BRIEF. Scan the material below for the string "this", and copy every line where it shows up.
[Start of EXTRACTED INFORMATION]
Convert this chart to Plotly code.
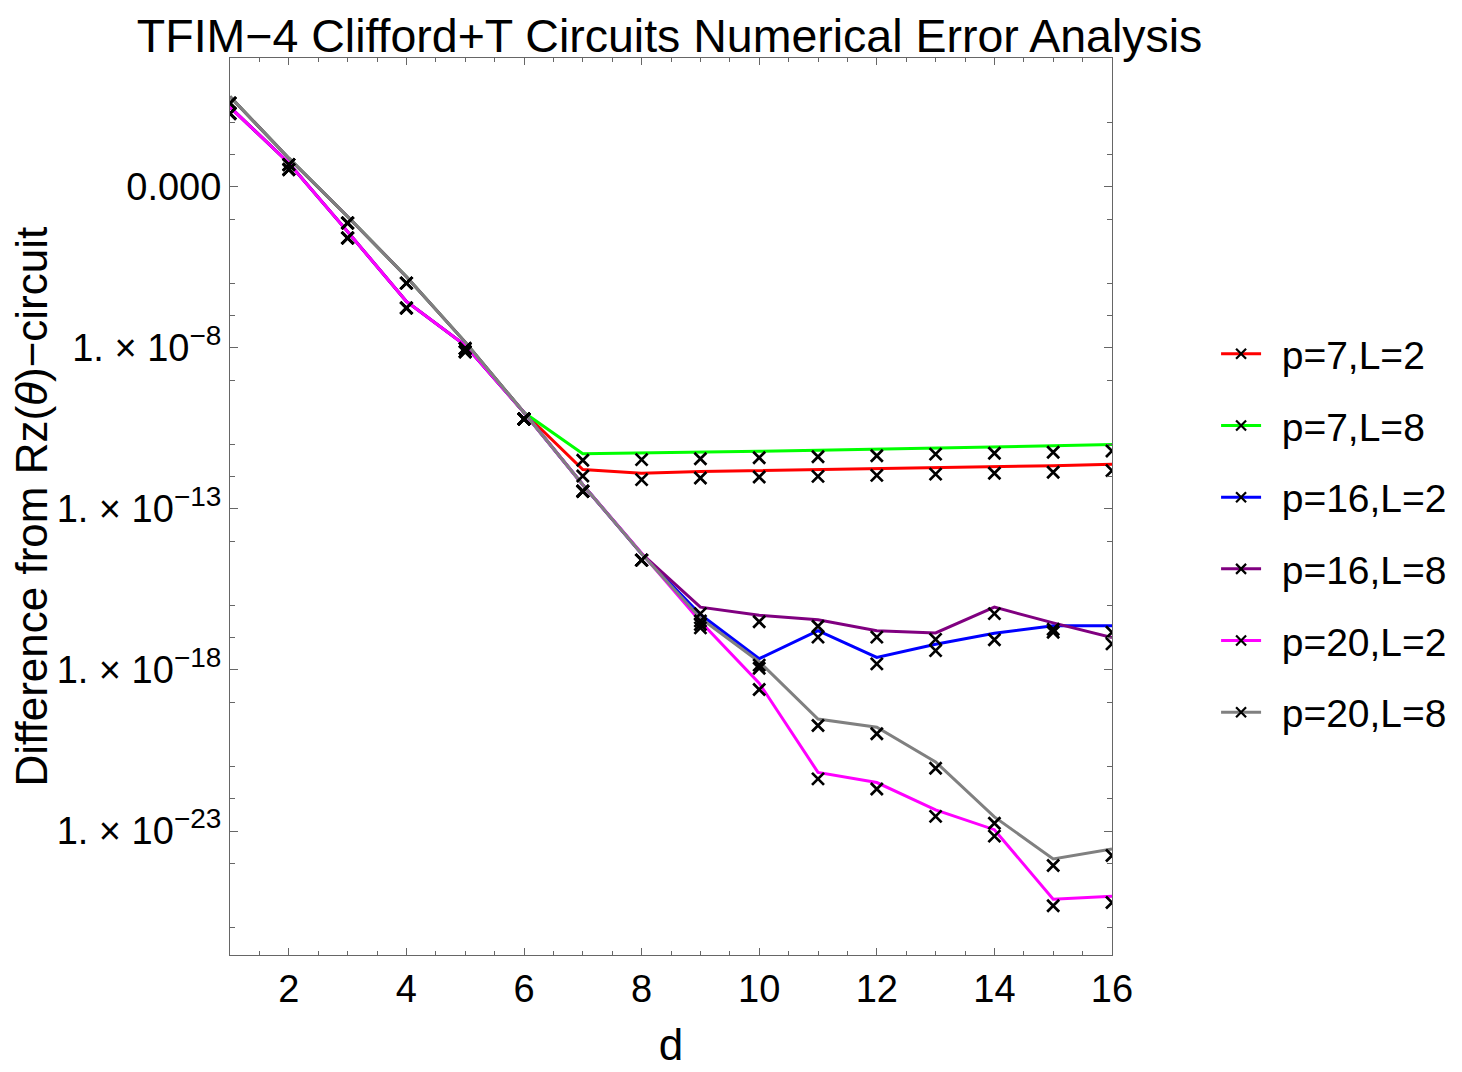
import plotly.graph_objects as go

# circuit depth d
d = list(range(1, 17))

names = ["p=7,L=2", "p=7,L=8", "p=16,L=2", "p=16,L=8", "p=20,L=2", "p=20,L=8"]
colors = ["#ff0000", "#00ff00", "#0000ff", "#800080", "#ff00ff", "#808080"]

# difference from the Rz(theta) circuit
err_p7_L2 = [2.99e-1, 5.50e-3, 4.07e-5, 2.75e-7, 1.20e-8, 9.8e-11,
             1.66e-12, 1.29e-12, 1.45e-12, 1.55e-12, 1.62e-12, 1.74e-12,
             1.91e-12, 2.04e-12, 2.19e-12, 2.45e-12]
err_p7_L8 = [6.31e-1, 7.76e-3, 1.20e-4, 1.62e-6, 1.51e-8, 9.8e-11,
             5.13e-12, 5.37e-12, 5.75e-12, 6.17e-12, 6.61e-12, 7.08e-12,
             7.94e-12, 8.51e-12, 9.12e-12, 1.00e-11]
err_p16_L2 = [2.99e-1, 5.50e-3, 4.07e-5, 2.75e-7, 1.20e-8, 9.8e-11,
              5.62e-13, 4.07e-15, 5.25e-17, 2.24e-18, 1.66e-17, 2.45e-18,
              6.3e-18, 1.38e-17, 2.34e-17, 2.34e-17]
err_p16_L8 = [6.31e-1, 7.76e-3, 1.20e-4, 1.62e-6, 1.51e-8, 9.8e-11,
              5.62e-13, 4.07e-15, 8.9e-17, 5.0e-17, 3.6e-17, 1.66e-17,
              1.41e-17, 8.9e-17, 2.9e-17, 1.02e-17]
err_p20_L2 = [2.99e-1, 5.50e-3, 4.07e-5, 2.75e-7, 1.20e-8, 9.8e-11,
              5.62e-13, 4.07e-15, 3.2e-17, 3.9e-19, 6.6e-22, 3.2e-22,
              4.5e-23, 1.1e-23, 7.6e-26, 9.5e-26]
err_p20_L8 = [6.31e-1, 7.76e-3, 1.20e-4, 1.62e-6, 1.51e-8, 9.8e-11,
              5.62e-13, 4.07e-15, 4.1e-17, 1.8e-18, 3.0e-20, 1.66e-20,
              1.4e-21, 2.75e-23, 1.35e-24, 2.75e-24]

series = [err_p7_L2, err_p7_L8, err_p16_L2, err_p16_L8, err_p20_L2, err_p20_L8]

ytick_vals = [1e-3, 1e-8, 1e-13, 1e-18, 1e-23]
ytick_exps = ["−8", "−13", "−18", "−23"]
SUP = '<sup><span style="font-size:28px">%s</span></sup>'
ytick_text = ["0.000"] + ["1. × 10" + SUP % e for e in ytick_exps]

FONT = "Liberation Sans, Arial, sans-serif"
FRAME = "#666666"

# log10 range of the frame; the "×" glyphs sit a little below the points
y_lo, y_hi = -26.85, 1.0
marker_drop = 0.2

fig = go.Figure()

for name, color, vals in zip(names, colors, series):
    fig.add_trace(go.Scatter(
        x=d, y=vals, mode="lines",
        line=dict(color=color, width=3),
        legendgroup=name, showlegend=False, name=name
    ))

for name, vals in zip(names, series):
    fig.add_trace(go.Scatter(
        x=d, y=vals, mode="markers", yaxis="y2",
        marker=dict(symbol="x-thin", size=12, color="black",
                    line=dict(width=2.7, color="black")),
        legendgroup=name, showlegend=False, name=name, hoverinfo="skip"
    ))

# legend entries: coloured line with a black cross
for name, color in zip(names, colors):
    fig.add_trace(go.Scatter(
        x=[None], y=[None], mode="lines+markers", name="\u2009\u2009" + name,
        line=dict(color=color, width=3),
        marker=dict(symbol="x-thin", size=10, color="black",
                    line=dict(width=2.2, color="black")),
        legendgroup=name
    ))

# the page body has an 8px margin, so the figure is 8px smaller than the window
fig.update_layout(
    width=1454, height=1064,
    margin=dict(l=222, r=350, t=50, b=117, autoexpand=False),
    paper_bgcolor="white", plot_bgcolor="white",
    font=dict(family=FONT, color="black", size=38),
    title=dict(text="TFIM−4 Clifford+T Circuits Numerical Error Analysis",
               x=0.455, xanchor="center", y=0.974, yanchor="middle",
               font=dict(size=46.5)),
    xaxis=dict(
        range=[1, 16], tick0=0, dtick=2,
        ticks="inside", ticklen=7, tickwidth=1, tickcolor=FRAME,
        minor=dict(dtick=0.5, tick0=0, ticks="inside", ticklen=4,
                   tickwidth=1, tickcolor=FRAME),
        showline=True, linecolor=FRAME, linewidth=1, mirror="ticks",
        showgrid=False, zeroline=False,
        tickfont=dict(size=38),
        title=dict(text="d", font=dict(size=44), standoff=20)
    ),
    yaxis=dict(
        type="log", range=[y_lo, y_hi],
        tickmode="array", tickvals=ytick_vals, ticktext=ytick_text,
        ticks="inside", ticklen=8, tickwidth=1, tickcolor=FRAME,
        minor=dict(tickmode="array",
                   tickvals=[10.0 ** k for k in range(-26, 1) if k % 5 not in (0, 2)],
                   ticks="inside", ticklen=5, tickwidth=1, tickcolor=FRAME),
        showline=True, linecolor=FRAME, linewidth=1, mirror="ticks",
        showgrid=False, zeroline=False,
        tickfont=dict(size=38)
    ),
    yaxis2=dict(
        type="log", overlaying="y",
        range=[y_lo + marker_drop, y_hi + marker_drop],
        visible=False
    ),
    legend=dict(
        x=1.118, xanchor="left", y=0.47, yanchor="middle",
        traceorder="grouped", tracegroupgap=18, itemwidth=40,
        font=dict(size=39), bgcolor="rgba(0,0,0,0)"
    ),
    showlegend=True
)

# y-axis title as a rotated annotation so it stays put at the far left
fig.add_annotation(
    text="Difference from Rz(<i>θ</i>)−circuit",
    xref="paper", yref="paper", x=-0.2256, y=0.5,
    xanchor="center", yanchor="middle", textangle=-90,
    showarrow=False, font=dict(size=44)
)

fig.write_html("out.html")
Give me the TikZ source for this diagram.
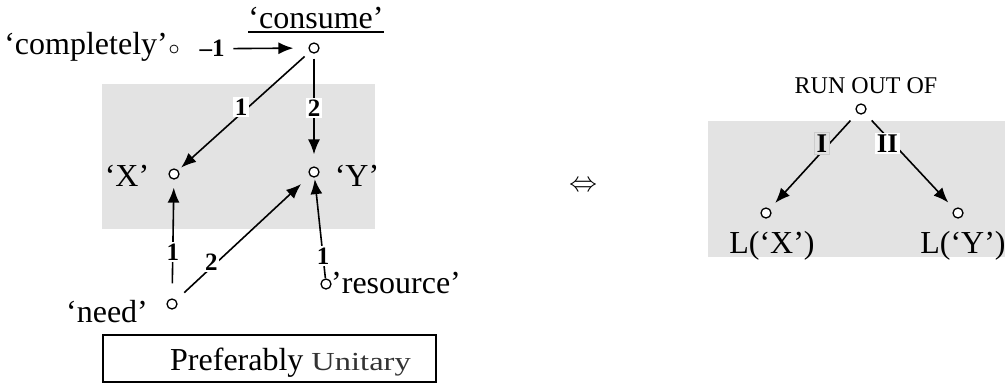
\documentclass[tikz,border=0pt]{standalone}
\usepackage{fontspec}
\usepackage{graphicx}
\setmainfont{Liberation Serif}
\newfontfamily\unitaryfont[FakeStretch=1.25]{Liberation Serif}
\usetikzlibrary{arrows.meta}
\definecolor{panel}{RGB}{227,227,227}
\tikzset{
  dot/.style={circle, draw, fill=white, line width=1.3pt, minimum size=10pt, inner sep=0pt},
  smalldot/.style={circle, draw, fill=white, line width=0.8pt, minimum size=8pt, inner sep=0pt},
  word/.style={font=\fontsize{32}{38}\selectfont, inner sep=0pt},
  smallword/.style={font=\fontsize{24}{28}\selectfont, inner sep=0pt},
  arr/.style={-{Latex[length=15pt,width=12pt]}, line width=1.6pt},
  lbl/.style={font=\fontsize{25}{28}\selectfont\bfseries, fill=white, inner sep=1.5pt},
  rlbl/.style={font=\fontsize{27}{30}\selectfont\bfseries, inner sep=2pt},
}
\begin{document}
\begin{tikzpicture}[x=1pt,y=-1pt]
\useasboundingbox (0,0) rectangle (1005,384);

% shaded panels
\fill[panel] (102,84) rectangle (375,229);
\fill[panel] (708,121) rectangle (1005,257);

% ---- semantic network ----
\node[dot] (cons) at (314,48) {};
\node[smalldot] (compl) at (174,49) {};
\node[dot] (X) at (174,174) {};
\node[dot] (Y) at (314,172) {};
\node[dot] (need) at (172,304) {};
\node[dot] (res) at (326,284) {};

\node[word, anchor=base] (consT) at (316,28) {‘consume’};
\draw[line width=1.5pt] ([yshift=-4pt]consT.base west) -- ([yshift=-4pt]consT.base east);
\node[word, anchor=base east] (complT) at (168,54) {‘completely’};
\node[word, anchor=base] (XT) at (127,186) {‘X’};
\node[word, anchor=base] (YT) at (357,186) {‘Y’};
\node[word, anchor=base] (needT) at (107,322) {‘need’};
\node[word, anchor=base west] (resT) at (331,293) {’resource’};

\draw[arr, shorten <=55pt, shorten >=15pt] (compl) -- node[pos=0.26, lbl, fill=none] {–1} (cons);
\draw[arr, shorten <=7pt, shorten >=4pt] (cons) -- node[pos=0.5, lbl, xshift=-3pt, yshift=4pt] {1} (X);
\draw[arr, shorten <=5pt, shorten >=12pt] (cons) -- node[pos=0.48, lbl] {2} (Y);
\draw[arr, shorten <=15pt, shorten >=8pt] (need) -- node[pos=0.39, lbl] {1} (X);
\draw[arr, shorten <=11pt, shorten >=12pt] (need) -- node[pos=0.285, lbl, xshift=-3pt, yshift=3pt] {2} (Y);
\draw[arr, shorten >=1.5pt] (res) -- node[pos=0.22, lbl] {1} (Y);

% lexical note
\draw[line width=1.5pt] (103,335) rectangle (436,382);
\node[word, anchor=base west] (pref) at (170,370) {Preferably {\unitaryfont\fontsize{26}{30}\selectfont\color{black!80}Unitary}};

% equivalence sign
\node (eq) at (583,186) {\scalebox{2.8}{$\Leftrightarrow$}};

% ---- deep-syntactic tree ----
\node[dot] (run) at (861,109) {};
\node[dot] (LX) at (766,213) {};
\node[dot] (LY) at (958,213) {};
\node[smallword, anchor=base] (runT) at (866,93) {RUN OUT OF};
\node[word, anchor=base] (LXT) at (772,253) {L(‘X’)};
\node[word, anchor=base] (LYT) at (963,253) {L(‘Y’)};

\draw[arr, shorten <=10pt, shorten >=8pt] (run) -- node[pos=0.357, rlbl, fill=panel, draw=black!20, line width=1pt, xshift=-4pt, yshift=4pt] {I} (LX);
\draw[arr, shorten <=10pt, shorten >=8.6pt] (run) -- node[pos=0.286, rlbl, fill=white, xshift=-3pt, yshift=-3pt] {II} (LY);
\end{tikzpicture}
\end{document}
[End of EXTRACTED INFORMATION]
PROBLEM SOLUTION.
Convert this chart to Plotly code.
Give me the TikZ source for this diagram.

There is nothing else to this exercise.